Wyers: What we really know about the shift

From SABR member Colin Wyers at Baseball Prospectus on June 6, 2012, with mention of SABR member John Dewan:

Last week, we examined the effects of fielding shifts on fielding metrics. For those who missed out, I’d advise you to go read it, but the short version is that location-based fielding metrics can overstate the importance of fielding shifts to a team’s defense and thus overrate players who are shifted in such an arrangement.

But if the fielding shifts are throwing defensive metrics off, that doesn’t mean that they aren’t contributing to team defense, right? … Major media outlets like the New York Times, Sports Illustrated, and others are getting on the shift bandwagon as well. The common thread through those media articles is info supplied by Baseball Info Solutions. Let’s first discuss that info briefly, and then let’s consider how to proceed when we don’t have it.

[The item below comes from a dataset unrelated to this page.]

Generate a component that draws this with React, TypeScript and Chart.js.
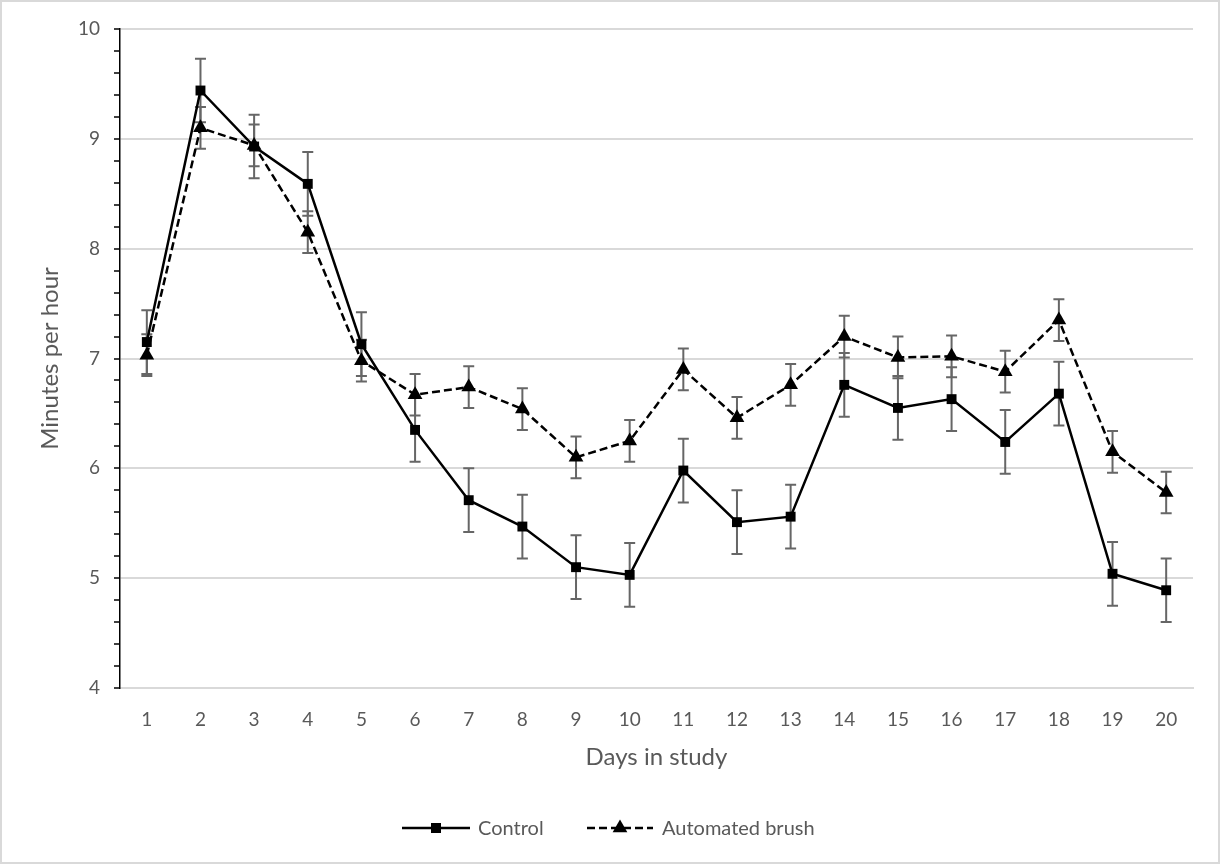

Baseball Info Solutions utilizes “video scouts” to watch commercial feeds of baseball games (the same baseball broadcasts you or I get on cable, satellite, Extra Innings or MLB.tv, in other words). In the case of the shift, they describe their data collection thusly (from The Fielding Bible, Volume III, page 45):

At Baseball Info Solutions we code The Shift and the shift. Anytime a team moves their infielders out of the normal alignment we call it a shift. That includes the Ted Williams Shift, also known as simply The Shift, where three infielders are on one side of the second base bag. But it also includes other similar shifts such as these:

[images of shift types]

These we code as a generic shift, but we also code The Shift.

In other words, it’s a binary shift/no-shift designation, with a special designation for the Ted Williams “wishbone” shift.